Наиболее памятна Ускову в этот период частых перемен, происходивших не по его воле или желанию, а по стратегическим расчетам ресторанного начальства, работа в «Большой Московской», где он задержался надолго. Находился ресторан там, где сейчас гостиница «Москва», в самом центре столицы. И посетители тут бывали необыкновенные.
Признаюсь, не сама личность вовсе не известного мне тогда официанта навела меня на писание этого очерка, а клиенты, которых он обслуживал, или, еще точнее, один клиент. Мне сказали: он знал Бунина.
Воображение услужливо подкидывало мне трогательные сцены вроде следующей.
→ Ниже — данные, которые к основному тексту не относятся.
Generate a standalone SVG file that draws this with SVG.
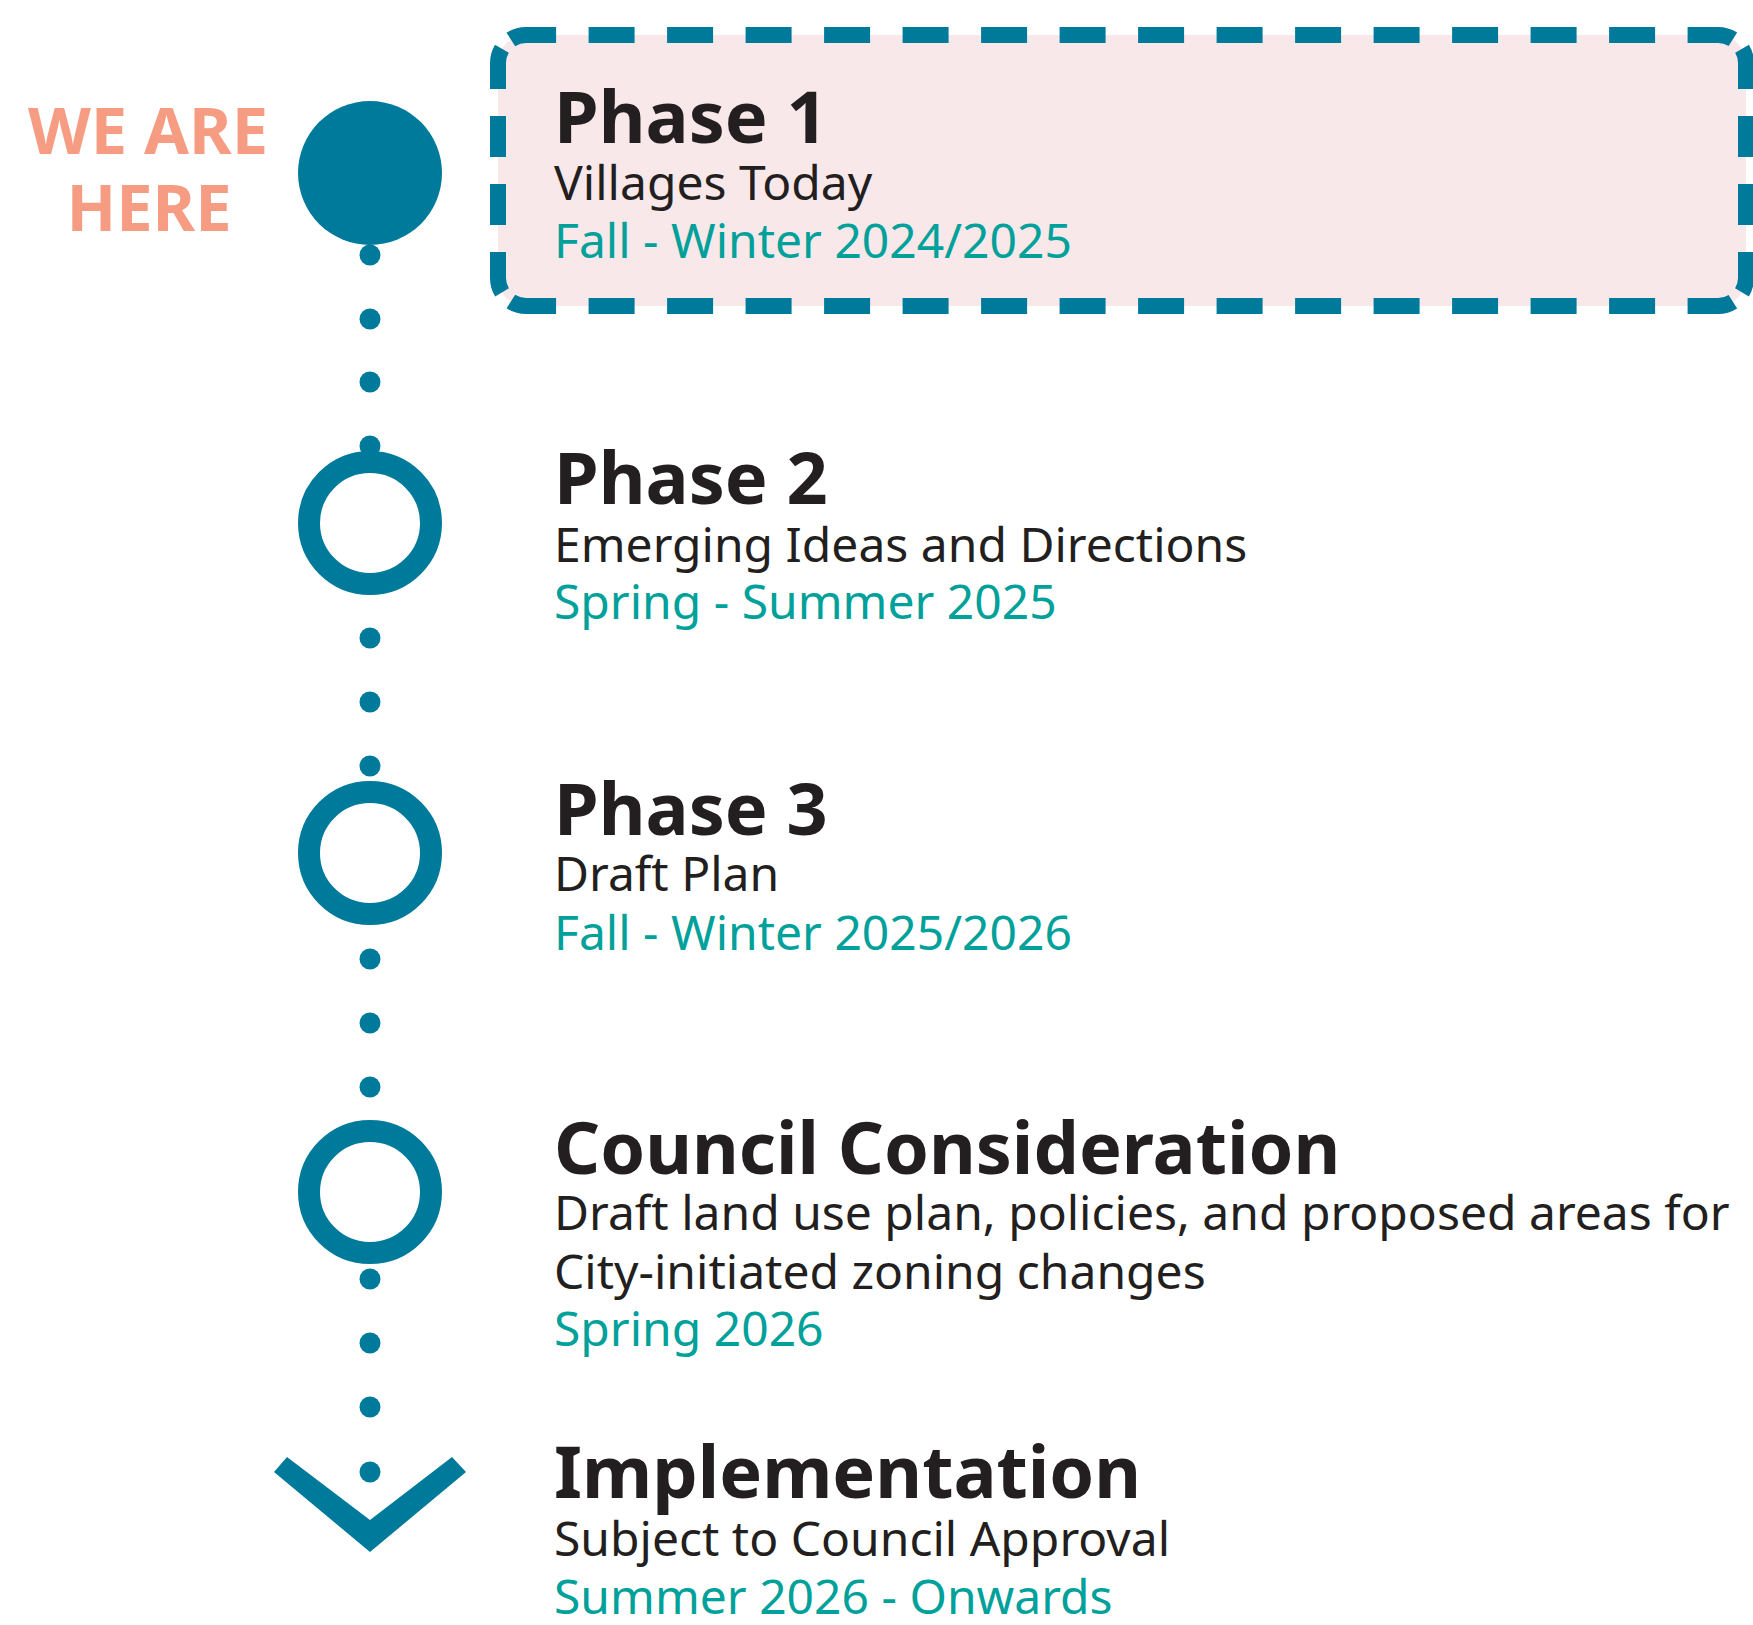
<svg xmlns="http://www.w3.org/2000/svg" width="1753" height="1625" viewBox="0 0 1753 1625">
<style>
.title{font-family:"Noto Sans","Open Sans",sans-serif;font-weight:700;font-size:72px;fill:#231F20}
.sub{font-family:"Noto Sans","Open Sans",sans-serif;font-size:48px;fill:#231F20}
.date{font-family:"Noto Sans","Open Sans",sans-serif;font-size:48px;fill:#00A19A}
.here{font-family:"Noto Sans","Open Sans",sans-serif;font-weight:700;font-size:65px;fill:#F59C82}
.ring{fill:none;stroke:#007A9B;stroke-width:22}
.dot{fill:#007A9B}
.dh{fill:none;stroke:#007A9B;stroke-width:16;stroke-dasharray:46 32.5;stroke-dashoffset:72.5}
.dv{fill:none;stroke:#007A9B;stroke-width:16;stroke-dasharray:41 27;stroke-dashoffset:61}
</style>
<rect width="1753" height="1625" fill="#FFFFFF"/>
<g id="connectors">
  <circle class="dot" cx="370" cy="255" r="10.5"/>
  <circle class="dot" cx="370" cy="319" r="10.5"/>
  <circle class="dot" cx="370" cy="382" r="10.5"/>
  <circle class="dot" cx="370" cy="446" r="10.5"/>
  <circle class="dot" cx="370" cy="638" r="10.5"/>
  <circle class="dot" cx="370" cy="702" r="10.5"/>
  <circle class="dot" cx="370" cy="766" r="10.5"/>
  <circle class="dot" cx="370" cy="959" r="10.5"/>
  <circle class="dot" cx="370" cy="1023" r="10.5"/>
  <circle class="dot" cx="370" cy="1087" r="10.5"/>
  <circle class="dot" cx="370" cy="1279" r="10.5"/>
  <circle class="dot" cx="370" cy="1343" r="10.5"/>
  <circle class="dot" cx="370" cy="1407" r="10.5"/>
  <circle class="dot" cx="370" cy="1472" r="10.5"/>
</g>
<g id="we-are-here">
  <text class="here" x="148" y="154" text-anchor="middle">WE ARE</text>
  <text class="here" x="149" y="231" text-anchor="middle">HERE</text>
</g>
<g id="phase1">
  <circle cx="370" cy="173" r="72" fill="#007A9B"/>
  <rect x="498" y="35" width="1248" height="271" rx="28" fill="#F8E8EA"/>
  <path class="dh" d="M506.2,43.2 A28,28 0 0 1 526,35 H1718 A28,28 0 0 1 1737.8,43.2"/>
  <path class="dh" d="M506.2,297.8 A28,28 0 0 0 526,306 H1718 A28,28 0 0 0 1737.8,297.8"/>
  <path class="dv" d="M506.2,43.2 A28,28 0 0 0 498,63 V278 A28,28 0 0 0 506.2,297.8"/>
  <path class="dv" d="M1737.8,43.2 A28,28 0 0 1 1746,63 V278 A28,28 0 0 1 1737.8,297.8"/>
  <text class="title" x="554" y="143">Phase 1</text>
  <text class="sub" x="554" y="200">Villages Today</text>
  <text class="date" x="554" y="258">Fall - Winter 2024/2025</text>
</g>
<g id="phase2">
  <circle class="ring" cx="370" cy="523" r="61"/>
  <text class="title" x="554" y="504">Phase 2</text>
  <text class="sub" x="554" y="562">Emerging Ideas and Directions</text>
  <text class="date" x="554" y="619">Spring - Summer 2025</text>
</g>
<g id="phase3">
  <circle class="ring" cx="370" cy="853" r="61"/>
  <text class="title" x="554" y="835">Phase 3</text>
  <text class="sub" x="554" y="891">Draft Plan</text>
  <text class="date" x="554" y="950">Fall - Winter 2025/2026</text>
</g>
<g id="council">
  <circle class="ring" cx="370" cy="1192" r="61"/>
  <text class="title" x="554" y="1174">Council Consideration</text>
  <text class="sub" x="554" y="1230">Draft land use plan, policies, and proposed areas for</text>
  <text class="sub" x="554" y="1289">City-initiated zoning changes</text>
  <text class="date" x="554" y="1346">Spring 2026</text>
</g>
<g id="implementation">
  <polygon points="287,1457 370,1520 452,1457 466,1472 370,1552 274,1472" fill="#007A9B"/>
  <text class="title" x="554" y="1498">Implementation</text>
  <text class="sub" x="554" y="1556">Subject to Council Approval</text>
  <text class="date" x="554" y="1614">Summer 2026 - Onwards</text>
</g>
</svg>
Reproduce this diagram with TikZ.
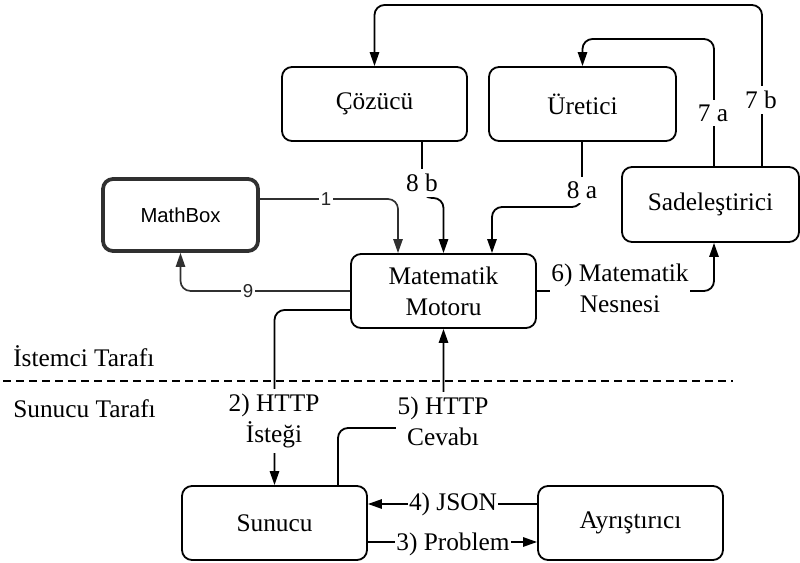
\documentclass[tikz,border=0pt]{standalone}
\usepackage{fontspec}
\setmainfont{Liberation Serif}
\newfontfamily\boxsans{Liberation Sans}
\usetikzlibrary{arrows.meta}
\definecolor{edgegray}{HTML}{303030}
\begin{document}
\begin{tikzpicture}[x=0.75pt,y=-0.75pt,
  box/.style={draw, line width=1.35pt, rounded corners=7.5pt, align=center,
    font=\fontsize{19}{23.25}\selectfont, inner sep=0pt,
    minimum width=138.75pt, minimum height=55.5pt},
  sansbox/.style={draw=edgegray, line width=2.8pt, rounded corners=7.5pt,
    font=\boxsans\fontsize{15.2}{18}\selectfont, inner sep=0pt},
  lbl/.style={fill=white, inner xsep=1pt, inner ysep=3.5pt, align=center,
    font=\fontsize{19}{23.25}\selectfont},
  sanslbl/.style={fill=white, inner xsep=1pt, inner ysep=2pt, text=black!85,
    font=\boxsans\fontsize{14}{16}\selectfont},
  side/.style={anchor=west, inner sep=0pt, font=\fontsize{19}{23.25}\selectfont},
  link/.style={line width=1.35pt, rounded corners=7.5pt,
    -{Triangle[length=10.5pt,width=7pt]}},
  graylink/.style={draw=edgegray, line width=1.25pt, rounded corners=7.5pt,
    -{Triangle[length=10.5pt,width=7pt]}},
]
\useasboundingbox (0,0) rectangle (800,563);

% components
\node[box] (coz) at (374.5,104) {Çözücü};
\node[box, minimum width=140.25pt] (ure) at (582.5,104) {Üretici};
\node[box, minimum width=132.75pt, minimum height=56.25pt] (sad) at (710.5,204.5) {Sadeleştirici};
\node[sansbox, minimum width=116.25pt, minimum height=54pt] (mb) at (180.5,215) {MathBox};
\node[box] (mm) at (443.5,291) {Matematik\\Motoru};
\node[box] (sun) at (274.5,523) {Sunucu};
\node[box] (ayr) at (630.5,523) {Ayrıştırıcı};

% client / server boundary
\draw[line width=1.1pt, dash pattern=on 6pt off 3.75pt] (3,381) -- (733,381);
\node[side] (client) at (13,356) {İstemci Tarafı};
\node[side] (server) at (13,409) {Sunucu Tarafı};

% MathBox <-> engine
\draw[graylink] (mb.east |- 0,199) -| (398,0 |- mm.north);
\node[sanslbl] (l1) at (326,199) {1};
\draw[graylink] (mm.west) -| (mb.south);
\node[sanslbl] (l9) at (248,291) {9};

% solver and generator back to the engine
\draw[link] (422,0 |- coz.south) -- (422,198) -- (mm.north |- 0,198) -- (mm.north);
\node[lbl] (l8b) at (422,183) {8 b};
\draw[link] (582,0 |- ure.south) -- (582,207) -- (492,207) -- (492,0 |- mm.north);
\node[lbl] (l8a) at (582,190) {8 a};

% engine to simplifier
\draw[link] (mm.east) -| (714,0 |- sad.south);
\node[lbl] (l6) at (620,288) {6) Matematik\\Nesnesi};

% simplifier to generator and solver
\draw[link] (714,0 |- sad.north) -- (714,39) -| (ure.north);
\node[lbl] (l7a) at (713,113) {7 a};
\draw[link] (762,0 |- sad.north) -- (762,5) -| (coz.north);
\node[lbl] (l7b) at (761,100) {7 b};

% HTTP request and response
\draw[link] (mm.west |- 0,310) -| (sun.north);
\node[lbl] (l2) at (274,421) {2) HTTP\\İsteği};
\draw[link] (338,0 |- sun.north) -- (338,428) -| (mm.south);
\node[lbl] (l5) at (443,421) {5) HTTP\\Cevabı};

% server <-> parser
\draw[link] (ayr.west |- 0,504) -- (sun.east |- 0,504);
\node[lbl] (l4) at (453,504) {4) JSON};
\draw[link] (sun.east |- 0,542) -- (ayr.west |- 0,542);
\node[lbl] (l3) at (453,544) {3) Problem};
\end{tikzpicture}
\end{document}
Небольшой, элегантный, колючий — цыганистая горячая красота юности уступила место лезвистой сухости нерастроганной зрелости — Бунин входит в ресторан. Мгновенным и безошибочным взглядом находит свободный столик любимого официанта. И тот, словно предчувствовав приход дорогого гостя, уже бежит к нему с подогретой бутылкой красного вина в салфетке — Бунин всю жизнь пил много красного вина — и вазочкой соленого миндаля.
— День добрый, Иван Алексеевич!
— Здравствуйте, Яков Федорович. Что это у вас пустовато нынче?
— Копят силы перед Масленой, Иван Алексеевич. Блины, они простора требуют.
— Это вы точно сказали. Дайте-ка запишу. А скоро Масленая-то, что-то запамятовал?
— До встречи меньше недели осталось.
— До встречи — это как понять?
— Ай-ай-ай, Иван Алексеевич! Масленая неделя; понедельник — встреча, вторник — заигрыш, среда — лакомства, четверг — широкий четверг, пятница — тещины вечерки, суббота — золовкины посиделки, воскресенье — проводы, прощание.
— Прощеный день… Как же вы все помните, Яков Федорович! Только с вами и отведешь душу. Боится Масленая горькой репы да пареной редьки.
— Еще бы!.. Хоть с себя что заложи, а Маслену проводи!
— Продлись наша Масленая до воскресного дня!..
— Кому Масленая да сплошная, а нам Вербная да Страстная!
— Да, тяжело живет простой народ, Яков Федорович. Я вот пытался в своей «Деревне» кое-что сказать…
— Как же, как же, Иван Алексеевич, читали! Сильная вещь, художественная. Только вот значение пролетариата вы недооцениваете, уж простите великодушно на дерзком слове…
И так далее, в том же счастливом ключе…
— Бунин? — переспросил Яков Федорович, когда мы начали нашу беседу в его квартире на Садовой-Спасской, напоминавшей о себе редкими испуганными автомобильными гудками и тяжелым шуршанием троллейбусных шин. — Нет, не помню такого товарища. Многих помню: Гиляровского — дядю Гиляя, Маяковского, Качалова, Москвина, Леонида Утесова, Демьяна Бедного, художника Якулова — всех помню, а этого, простите, даже не слыхал.
По счастию, ко времени этого признания меня настолько привлекла личность самого Якова Федоровича, что неожиданный афронт подействовал не слишком обескураживающе.
Я не умею писать очерков и боюсь за них браться. Мне кажется, что каждая очерковая тема, коль она не ограничивается рамками четкого сюжета, неисчерпаема, бесконечна. И мне рисуется страшная картина: идет жизнь, в мире свершаются грозные и радостные перемены, сменяются поколения, а я все разматываю очерковую ленту. Пугало меня это и в данном случае. Такая долгая жизнь, столько скрещений судеб, да и каких судеб, хватит ли мне остатка жизни, чтобы поведать обо всем этом? Яков Федорович с доброй, чуть насмешливой улыбкой внес успокоение в мою смятенную душу. Пережив легкое разочарование в связи с Буниным, я попросил его рассказать мне о дяде Гиляе, примечательнейшей фигуре старой Москвы.